Bij deze hypothese wordt er gekeken naar de variabele frame, aangezien het gaat om

gain- frame of loss- frame. Verder wordt er gekeken naar hoe succesvol de digital advocacy

strategie is. Hierbij zal worden gekeken naar het aantal retweets en favourites. Deze variabelen zijn niet allebei hetzelfde. Het frame blijft nominaal, echter zijn de retweet en favourite ratio variabelen. Dit zorgt ervoor dat er een andere toets gebruikt wordt dan bij de eerste hypotheses. Verder is het anders dat in deze hypothese een voorspelling wordt gedaan over de invloed van het frame op een succesvolle digital advocacy strategie. Hierdoor is het belangrijk dat er wordt gekeken naar welk effect het frame heeft op een retweet en favourite. Dit zal worden gemeten aan de hand van een t-toets, aangezien het gaat om een hogere kans zal er worden getoetst aan

de hand van een eenzijdige t-toets. Wanneer er sprake is van een effect zal er ook worden gekeken hoe sterk dit effect is. Dit zal gedaan worden aan de hand van een Cohen’s D toets. Voordat deze toetsen worden uitgevoerd zal er worden gekeken of de retweet en favourite correleren. Hierna zal de keuze worden gemaakt om ze samen te toetsen of apart.

Voor de laatste twee hypotheses worden er vier variabelen gebruikt, frame, type organisatie en succesvolle digital advocacy strategie, oftewel retweet en favourite.

H5: Een ngo of beroepsorganisatie die gebruik maken van een gain-frame zorgt voor een

hogere kans op een succesvolle digital advocacy strategie dan een bedrijf dat gebruik maakt van een loss-frame

H6: Een bedrijf dat gebruik maakt van een loss-frame zorgt voor een hogere kans op een

succesvolle digital advocacy strategie dan een Ngo of beroepsorganisatie dat gebruik maakt van een gain-frame

Ook hier is het van belang om te weten of de variabelen retweet en favourite correleren.

Zo niet, dan worden deze apart getoetst.
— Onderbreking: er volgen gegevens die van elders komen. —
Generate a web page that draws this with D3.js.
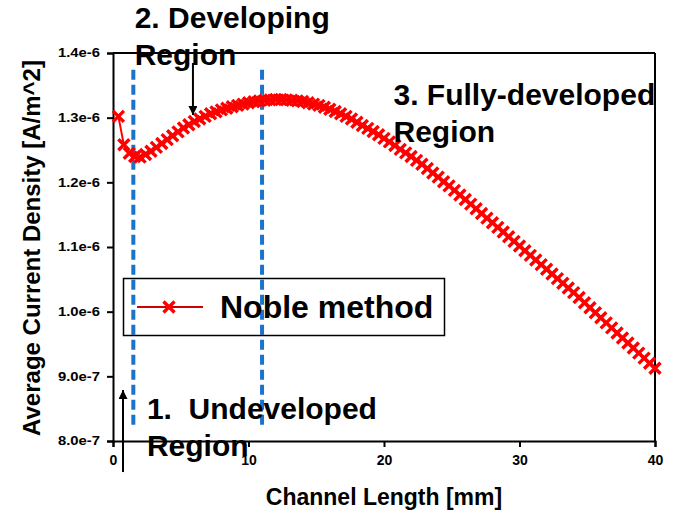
<!DOCTYPE html>
<html>
<head>
<meta charset="utf-8">
<script src="https://cdn.jsdelivr.net/npm/d3@7"></script>
<style>
  html, body { margin: 0; padding: 0; background: #ffffff; }
  svg { display: block; }
  text { font-family: Arial, "Liberation Sans", Helvetica, sans-serif; font-weight: bold; fill: #000; }
</style>
</head>
<body>
<svg id="chart" width="689" height="521"></svg>
<script>
// ---- data ----
const channelLength = [
  0.4, 0.8, 1.2, 1.6, 2.0, 2.4, 2.8, 3.2, 3.6, 4.0,
  4.4, 4.8, 5.2, 5.6, 6.0, 6.4, 6.8, 7.2, 7.6, 8.0,
  8.4, 8.8, 9.2, 9.6, 10.0, 10.4, 10.8, 11.2, 11.6, 12.0,
  12.4, 12.8, 13.2, 13.6, 14.0, 14.4, 14.8, 15.2, 15.6, 16.0,
  16.4, 16.8, 17.2, 17.6, 18.0, 18.4, 18.8, 19.2, 19.6, 20.0,
  20.4, 20.8, 21.2, 21.6, 22.0, 22.4, 22.8, 23.2, 23.6, 24.0,
  24.4, 24.8, 25.2, 25.6, 26.0, 26.4, 26.8, 27.2, 27.6, 28.0,
  28.4, 28.8, 29.2, 29.6, 30.0, 30.4, 30.8, 31.2, 31.6, 32.0,
  32.4, 32.8, 33.2, 33.6, 34.0, 34.4, 34.8, 35.2, 35.6, 36.0,
  36.4, 36.8, 37.2, 37.6, 38.0, 38.4, 38.8, 39.2, 39.6, 40.0
];
// Average current density, in units of 1e-6 A/m^2
const currentDensity = [
  1.302, 1.258, 1.245, 1.240, 1.239, 1.243, 1.248, 1.254, 1.260, 1.266,
  1.272, 1.278, 1.284, 1.289, 1.294, 1.298, 1.302, 1.306, 1.309, 1.312,
  1.3145, 1.317, 1.319, 1.321, 1.323, 1.3245, 1.326, 1.327, 1.3275, 1.328,
  1.328, 1.3275, 1.327, 1.326, 1.325, 1.323, 1.321, 1.319, 1.316, 1.313,
  1.3095, 1.306, 1.302, 1.298, 1.293, 1.288, 1.2835, 1.2785, 1.2735, 1.268,
  1.2625, 1.257, 1.251, 1.2455, 1.240, 1.234, 1.228, 1.2215, 1.2145, 1.208,
  1.201, 1.1945, 1.1875, 1.1805, 1.1735, 1.1663, 1.1591, 1.1519, 1.1447, 1.1375,
  1.1303, 1.1231, 1.1159, 1.1087, 1.1015, 1.0943, 1.0871, 1.0799, 1.0727, 1.0655,
  1.0583, 1.0511, 1.0439, 1.0367, 1.0295, 1.0219, 1.0139, 1.0061, 0.9983, 0.9905,
  0.9827, 0.9749, 0.9671, 0.9593, 0.9515, 0.9437, 0.9359, 0.9281, 0.9203, 0.9125
];
const xTicks = [0, 10, 20, 30, 40];
const yTicks = [0.8, 0.9, 1.0, 1.1, 1.2, 1.3, 1.4];
const yTickLabels = ["8.0e-7", "9.0e-7", "1.0e-6", "1.1e-6", "1.2e-6", "1.3e-6", "1.4e-6"];
const regionBoundaries = [1.5, 11];          // mm
const boundaryExtent = [0.818, 1.374];       // 1e-6 A/m^2
const seriesName = "Noble method";
const xTitle = "Channel Length [mm]";
const yTitle = "Average Current Density [A/m^2]";
const annotations = [
  { lines: ["2. Developing", "Region"], x: 1.6, y: 1.4387 },
  { lines: ["3. Fully-developed", "Region"], x: 20.7, y: 1.3196 },
  { lines: ["1.  Undeveloped", "Region"], x: 2.5, y: 0.834 }
];
const arrows = [
  { x: 5.9, from: 1.3845, to: 1.3041 },   // developing region arrow (points down)
  { x: 0.74, from: 0.752, to: 0.8789 }    // undeveloped region arrow (points up)
];

// ---- layout ----
const svg = d3.select("#chart");
const x = d3.scaleLinear().domain([0, 40]).range([113, 655]);
const y = d3.scaleLinear().domain([0.8, 1.4]).range([441, 53]);

const red = "#ff0000";
const blue = "#1a74cc";

// frame (top & right)
svg.append("line").attr("x1", x(0)).attr("x2", x(40)).attr("y1", y(1.4)).attr("y2", y(1.4))
  .attr("stroke", "#000").attr("stroke-width", 2);
svg.append("line").attr("x1", x(40)).attr("x2", x(40)).attr("y1", y(1.4)).attr("y2", y(0.8))
  .attr("stroke", "#000").attr("stroke-width", 2);

// axes
const xAxis = d3.axisBottom(x).tickValues(xTicks).tickSize(6).tickPadding(8).tickFormat(d3.format("d"));
const gx = svg.append("g").attr("transform", `translate(0,${y(0.8)})`).call(xAxis);
gx.select(".domain").attr("stroke", "#000").attr("stroke-width", 2);
gx.selectAll(".tick line").attr("stroke", "#000").attr("stroke-width", 2);
gx.selectAll(".tick text").style("font-size", "14px").style("font-weight", "bold")
  .style("font-family", "Arial, 'Liberation Sans', sans-serif").attr("fill", "#000");

const yAxis = d3.axisLeft(y).tickValues(yTicks).tickSize(6).tickPadding(7)
  .tickFormat((d, i) => yTickLabels[i]);
const gy = svg.append("g").attr("transform", `translate(${x(0)},0)`).call(yAxis);
gy.select(".domain").attr("stroke", "#000").attr("stroke-width", 2);
gy.selectAll(".tick line").attr("stroke", "#000").attr("stroke-width", 2);
gy.selectAll(".tick text").style("font-size", "12px").style("font-weight", "bold")
  .style("font-family", "Arial, 'Liberation Sans', sans-serif").attr("fill", "#000")
  .attr("textLength", 42).attr("lengthAdjust", "spacingAndGlyphs");

// axis titles
svg.append("text").attr("x", x(20)).attr("y", 505).attr("text-anchor", "middle")
  .style("font-size", "23px").text(xTitle);
svg.append("text").attr("transform", `translate(40,${(y(0.8) + y(1.4)) / 2 + 1}) rotate(-90)`)
  .attr("text-anchor", "middle").style("font-size", "24px").text(yTitle);

// region boundaries (dashed)
svg.selectAll(".boundary").data(regionBoundaries).enter().append("line")
  .attr("class", "boundary")
  .attr("x1", d => x(d)).attr("x2", d => x(d))
  .attr("y1", y(boundaryExtent[1])).attr("y2", y(boundaryExtent[0]))
  .attr("stroke", blue).attr("stroke-width", 4).attr("stroke-dasharray", "10,5");

// series
const pts = channelLength.map((c, i) => [c, currentDensity[i]]);
svg.append("path").datum(pts)
  .attr("d", d3.line().x(d => x(d[0])).y(d => y(d[1])))
  .attr("fill", "none").attr("stroke", red).attr("stroke-width", 2);

const cross = "M-5.5,-5.5L5.5,5.5M-5.5,5.5L5.5,-5.5";
svg.selectAll(".mk").data(pts).enter().append("path")
  .attr("class", "mk")
  .attr("transform", d => `translate(${x(d[0])},${y(d[1])})`)
  .attr("d", cross).attr("stroke", red).attr("stroke-width", 3.4).attr("fill", "none");

// legend
const lg = svg.append("g");
lg.append("rect").attr("x", 123.5).attr("y", 278.5).attr("width", 321).attr("height", 57)
  .attr("fill", "none").attr("stroke", "#000").attr("stroke-width", 1.5);
lg.append("line").attr("x1", 137).attr("x2", 203).attr("y1", 307).attr("y2", 307)
  .attr("stroke", "#d00000").attr("stroke-width", 2);
lg.append("path").attr("transform", "translate(169,307)").attr("d", cross)
  .attr("stroke", red).attr("stroke-width", 3.4).attr("fill", "none");
lg.append("text").attr("x", 220).attr("y", 318).style("font-size", "32px").text(seriesName);

// arrows
svg.append("defs").append("marker").attr("id", "ah")
  .attr("viewBox", "0 0 10 10").attr("refX", 10).attr("refY", 5)
  .attr("markerWidth", 9).attr("markerHeight", 9).attr("markerUnits", "userSpaceOnUse")
  .attr("orient", "auto")
  .append("path").attr("d", "M0,0L10,5L0,10Z").attr("fill", "#000");
svg.selectAll(".arrow").data(arrows).enter().append("line")
  .attr("x1", d => x(d.x)).attr("x2", d => x(d.x))
  .attr("y1", d => y(d.from)).attr("y2", d => y(d.to))
  .attr("stroke", "#000").attr("stroke-width", 2).attr("marker-end", "url(#ah)");

// annotations
annotations.forEach(a => {
  const t = svg.append("text").attr("x", x(a.x)).attr("y", y(a.y))
    .style("font-size", "30px").attr("xml:space", "preserve").style("white-space", "pre");
  a.lines.forEach((l, i) => {
    t.append("tspan").attr("x", x(a.x)).attr("dy", i === 0 ? 0 : 37).text(l);
  });
});
</script>
</body>
</html>
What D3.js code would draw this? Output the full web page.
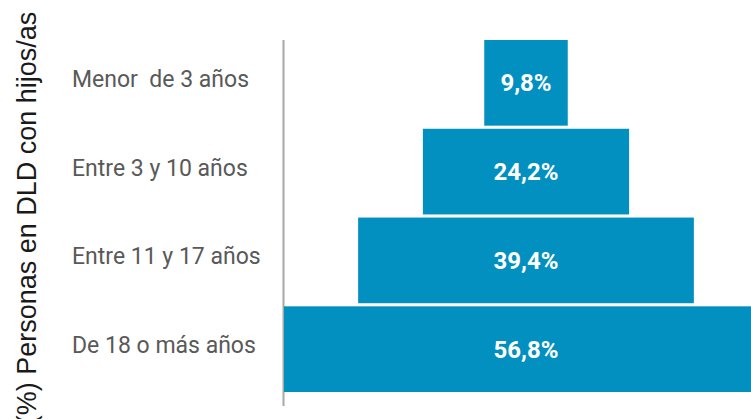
<!DOCTYPE html>
<html><head><meta charset="utf-8">
<script src="https://cdn.jsdelivr.net/npm/d3@7"></script>
<style>body{margin:0;background:#fff;overflow:hidden}</style>
</head><body><svg id="c" width="751" height="419"></svg>
<script>
const categories = ["Menor  de 3 años", "Entre 3 y 10 años", "Entre 11 y 17 años", "De 18 o más años"];
const values = [9.8, 24.2, 39.4, 56.8];
const valueLabels = ["9,8%", "24,2%", "39,4%", "56,8%"];
const axisTitle = "(%) Personas en DLD con hijos/as";

const svg = d3.select("#c");
const cx = 526;
const y = d3.scaleBand().domain(categories).range([40, 392]).paddingInner(0.035).paddingOuter(0.0);
const w = d3.scaleLinear().domain([0, 56.8]).range([0, 484]);

svg.append("line").attr("x1", 283.5).attr("x2", 283.5).attr("y1", 40).attr("y2", 406)
  .attr("stroke", "#a8a8a8").attr("stroke-width", 2);

const g = svg.append("g");
g.selectAll("rect").data(values).join("rect")
  .attr("x", d => cx - w(d) / 2)
  .attr("width", d => w(d))
  .attr("y", (d, i) => y(categories[i]))
  .attr("height", y.bandwidth())
  .attr("fill", "#0290C0");

g.selectAll("text.v").data(values).join("text").attr("class", "v")
  .attr("x", cx)
  .attr("y", (d, i) => y(categories[i]) + y.bandwidth() / 2)
  .attr("dy", "0.35em")
  .attr("text-anchor", "middle")
  .attr("fill", "#fff")
  .style("font-family", "Roboto, sans-serif")
  .style("font-weight", "bold")
  .style("font-size", "24px")
  .text((d, i) => valueLabels[i]);

svg.selectAll("text.c").data(categories).join("text").attr("class", "c")
  .attr("x", 72)
  .attr("y", d => y(d) + y.bandwidth() / 2 + 4)
  .attr("fill", "#595959")
  .style("font-family", "Roboto, sans-serif")
  .style("font-size", "23px")
  .style("white-space", "pre")
  .attr("xml:space", "preserve")
  .text(d => d);

svg.append("text")
  .attr("transform", "translate(36,218) rotate(-90)")
  .attr("text-anchor", "middle")
  .attr("fill", "#1a1a1a")
  .style("font-family", "'Liberation Sans', Arial, sans-serif")
  .style("font-size", "27px")
  .text(axisTitle);
</script></body></html>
Omdat het hier gaat over meer dan twee variabelen kan er geen gebruik worden gemaakt van een standaard t-toets. Er zal gebruik worden gemaakt van een variatieanalyse (ANOVA- toets). Deze toets kijkt naar interactie tussen de variabelen, met een posthoc toets kan achterhaald worden welke groepen interactie hebben met elkaar. Indien er geen sprake is van een interactie- effect zal er worden gekeken naar de belangrijkste effecten tussen de variabelen. In deze hypothese gaat het vooral om het effect dat een frame en het type organisatie hebben op een succesvolle digital advocacy strategie, oftewel op de variabelen retweet en favourite.